To keep the talent pool large enough to meet the new audit needs, the committee has suggested that both audit firms and certain testing, inspection and certification firms be allowed to provide assurance.

This would complement upcoming nation-wide capacity building efforts by the Green Skills Committee, set up by the Ministry of Trade and Industry in part to identify jobs and skills required for sustainability reporting and assurance, and build the training framework and programmes for these jobs.

More than 90 stakeholders, comprising company preparers, assurance providers, readers of sustainability reports, trade associations and professional bodies, were consulted in the lead up to the current set of recommendations. A number of non-listed companies are in the mix.

The Business Times understands that the closed-door consultation had raised the question of whether climate reporting should be put on equal footing as financial reporting when it comes to legal sanctions. The committee has recommended for the same legal responsibilities applied on financial reporting to be applied on climate reporting.

The government will decide accordingly, based on the feedback it receives from the public consultation, which runs till Sep 30.

In addressing the potential cost of compliance, the consultation paper cited that EU’s estimated administrative costs for its regime, which involve reporting on a broader range of ESG factors, range from 0.004 per cent to 0.008 per cent of a company’s yearly revenue. Auditing costs tied to its limited assurance requirement range from 0.013 per cent to 0.026 per cent of revenue.

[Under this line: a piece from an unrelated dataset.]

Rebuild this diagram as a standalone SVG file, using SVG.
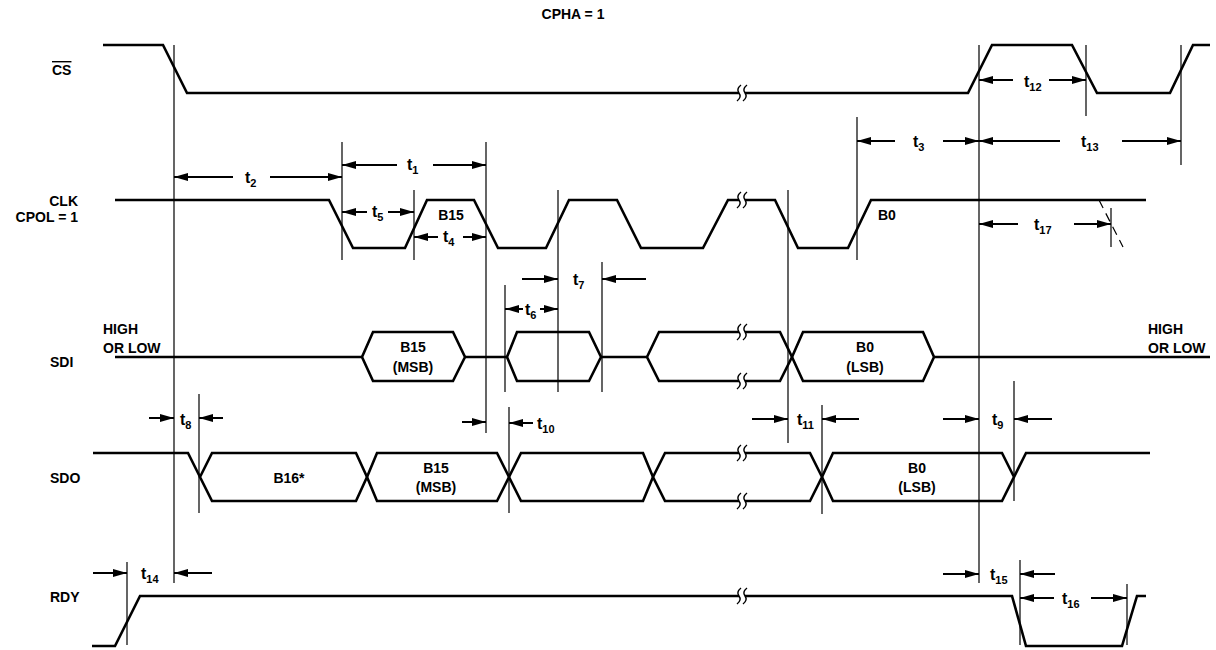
<svg xmlns="http://www.w3.org/2000/svg" width="1216" height="650" viewBox="0 0 1216 650">
<style>
.sig{fill:none;stroke:#000;stroke-width:2.6;stroke-linejoin:miter}
.ref{fill:none;stroke:#000;stroke-width:1.2}
.arr{fill:none;stroke:#000;stroke-width:2;marker-end:url(#ah)}
.lbl{font-family:"Liberation Sans",Arial,sans-serif;font-weight:bold;font-size:14px;fill:#000}
.t{font-family:"Liberation Sans",Arial,sans-serif;font-weight:bold;font-size:16px;fill:#000}
.s{font-size:11px}
.d{font-family:"Liberation Sans",Arial,sans-serif;font-weight:bold;font-size:14px;fill:#000;text-anchor:middle}
</style>
<defs>
<marker id="ah" markerUnits="userSpaceOnUse" viewBox="0 0 14 8" refX="14" refY="4" markerWidth="14" markerHeight="8" orient="auto">
<path d="M0,0 L14,4 L0,8 z" fill="#000"/>
</marker>
<g id="brk">
<rect x="-3" y="-3" width="6" height="6" fill="#fff"/>
<path d="M-1,-8 Q-6,-4 -3,0 Q0,4 -5,8 M5,-8 Q0,-4 3,0 Q6,4 1,8" fill="none" stroke="#000" stroke-width="1.4"/>
</g>
</defs>
<rect width="1216" height="650" fill="#fff"/>

<text class="lbl" x="573" y="19" text-anchor="middle" font-size="11">CPHA = 1</text>

<g id="labels">
<text class="lbl" x="52" y="75" text-decoration="overline">CS</text>
<text class="lbl" x="78" y="206" text-anchor="end">CLK</text>
<text class="lbl" x="78" y="222" text-anchor="end">CPOL = 1</text>
<text class="lbl" x="50" y="367">SDI</text>
<text class="lbl" x="50" y="483">SDO</text>
<text class="lbl" x="50" y="602">RDY</text>
<text class="lbl" x="103" y="334" font-size="15">HIGH</text>
<text class="lbl" x="103" y="353" font-size="15">OR LOW</text>
<text class="lbl" x="1148" y="334" font-size="15">HIGH</text>
<text class="lbl" x="1148" y="353" font-size="15">OR LOW</text>
</g>

<g id="reflines">
<path class="ref" d="M174,45 V583 M342,142 V260 M486,142 V433 M414,190 V260 M558,190 V392 M602,262 V392 M505,285 V392 M788,190 V443 M857,117 V260 M979,45 V583 M1086,45 V116 M1181,45 V165 M1111,208 V247 M199,394 V513 M509,407 V513 M822,405 V514 M1014,381 V501 M127,562 V645 M1020,560 V645 M1127,584 V645"/>
<path class="ref" d="M1099,200 L1123,247" stroke-dasharray="9,6"/>
</g>

<g id="cs">
<path class="sig" d="M103,45 H163 L187,93 H968 L992,45 H1072 L1097,93 H1170 L1193,45 H1210"/>
<use href="#brk" x="742" y="93"/>
</g>

<g id="clk">
<path class="sig" d="M115,200 H329 L353,248 H405 L427,200 H474 L498,248 H546 L569,200 H617 L641,248 H703 L728,200 H775 L798,248 H848 L871,200 H1146"/>
<use href="#brk" x="742" y="200"/>
<text class="d" x="451" y="220">B15</text>
<text class="lbl" x="878" y="220">B0</text>
</g>

<g id="sdi">
<path class="sig" d="M115,357 H362 M465,357 H507 M601,357 H647 M934,357 H1210"/>
<polygon class="sig" points="362,357 373,332 453,332 465,357 453,381 373,381"/>
<polygon class="sig" points="507,357 517,332 589,332 601,357 589,381 517,381"/>
<polygon class="sig" points="647,357 659,332 780,332 792,357 780,381 659,381"/>
<polygon class="sig" points="792,357 803,332 923,332 934,357 923,381 803,381"/>
<use href="#brk" x="742" y="332"/>
<use href="#brk" x="742" y="381"/>
<text class="d" x="413" y="352">B15</text>
<text class="d" x="413" y="372">(MSB)</text>
<text class="d" x="865" y="352">B0</text>
<text class="d" x="865" y="372">(LSB)</text>
</g>

<g id="sdo">
<path class="sig" d="M93,453 H188 L200,477"/>
<polygon class="sig" points="200,477 212,453 356,453 367,477 356,501 212,501"/>
<polygon class="sig" points="367,477 377,453 497,453 509,477 497,501 377,501"/>
<polygon class="sig" points="509,477 521,453 643,453 653,477 643,501 521,501"/>
<polygon class="sig" points="653,477 665,453 810,453 822,477 810,501 665,501"/>
<path class="sig" d="M822,477 L833,453 H1002 L1014,477 M822,477 L833,501 H1002 L1026,453 H1150"/>
<use href="#brk" x="742" y="453"/>
<use href="#brk" x="742" y="501"/>
<text class="d" x="289" y="483">B16*</text>
<text class="d" x="436" y="473">B15</text>
<text class="d" x="436" y="492">(MSB)</text>
<text class="d" x="917" y="473">B0</text>
<text class="d" x="917" y="492">(LSB)</text>
</g>

<g id="rdy">
<path class="sig" d="M92,646 H115 L140,596 H1012 L1026,646 H1122 L1137,596 H1146"/>
<use href="#brk" x="742" y="596"/>
</g>

<g id="connectors">
<path class="arr" d="M233,177 H174"/><path class="arr" d="M270,177 H342"/>
<path class="arr" d="M397,165 H342"/><path class="arr" d="M433,165 H486"/>
<path class="arr" d="M367,212 H342"/><path class="arr" d="M388,212 H414"/>
<path class="arr" d="M438,237 H414"/><path class="arr" d="M463,237 H486"/>
<path class="arr" d="M522,279 H558"/><path class="arr" d="M646,279 H602"/>
<path class="arr" d="M523,309 H505"/><path class="arr" d="M540,309 H558"/>
<path class="arr" d="M462,422 H486"/><path class="arr" d="M533,423 H509"/>
<path class="arr" d="M752,419 H788"/><path class="arr" d="M859,419 H822"/>
<path class="arr" d="M943,419 H979"/><path class="arr" d="M1052,419 H1014"/>
<path class="arr" d="M149,418 H174"/><path class="arr" d="M223,418 H199"/>
<path class="arr" d="M895,141 H857"/><path class="arr" d="M943,141 H979"/>
<path class="arr" d="M1060,141 H979"/><path class="arr" d="M1122,141 H1181"/>
<path class="arr" d="M1013,80 H979"/><path class="arr" d="M1049,80 H1086"/>
<path class="arr" d="M1018,224 H979"/><path class="arr" d="M1074,224 H1111"/>
<path class="arr" d="M93,573 H127"/><path class="arr" d="M212,573 H174"/>
<path class="arr" d="M943,574 H979"/><path class="arr" d="M1055,574 H1020"/>
<path class="arr" d="M1054,598 H1020"/><path class="arr" d="M1091,598 H1127"/>
</g>

<g id="timing-labels">
<text class="t" x="245" y="183">t<tspan class="s" dy="4">2</tspan></text>
<text class="t" x="407" y="170">t<tspan class="s" dy="4">1</tspan></text>
<text class="t" x="372" y="217">t<tspan class="s" dy="4">5</tspan></text>
<text class="t" x="443" y="242">t<tspan class="s" dy="4">4</tspan></text>
<text class="t" x="573" y="285">t<tspan class="s" dy="4">7</tspan></text>
<text class="t" x="525" y="315">t<tspan class="s" dy="4">6</tspan></text>
<text class="t" x="537" y="429">t<tspan class="s" dy="4">10</tspan></text>
<text class="t" x="797" y="425">t<tspan class="s" dy="4">11</tspan></text>
<text class="t" x="992" y="425">t<tspan class="s" dy="4">9</tspan></text>
<text class="t" x="180" y="425">t<tspan class="s" dy="4">8</tspan></text>
<text class="t" x="913" y="147">t<tspan class="s" dy="4">3</tspan></text>
<text class="t" x="1081" y="147">t<tspan class="s" dy="4">13</tspan></text>
<text class="t" x="1024" y="87">t<tspan class="s" dy="4">12</tspan></text>
<text class="t" x="1034" y="230">t<tspan class="s" dy="4">17</tspan></text>
<text class="t" x="141" y="579">t<tspan class="s" dy="4">14</tspan></text>
<text class="t" x="990" y="580">t<tspan class="s" dy="4">15</tspan></text>
<text class="t" x="1062" y="604">t<tspan class="s" dy="4">16</tspan></text>
</g>
</svg>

There is no readily available data for cost analysis in Singapore.

The Monetary Authority of Singapore on Thursday voiced support for the committee’s proposal for a climate-disclosure roadmap.

Calling it “an important step” in Singapore’s journey towards the adoption of ISSB’s standards, its spokesperson said: “Corporates and financial institutions must work together to develop robust sustainability reporting, which will enable the economy’s climate transition.”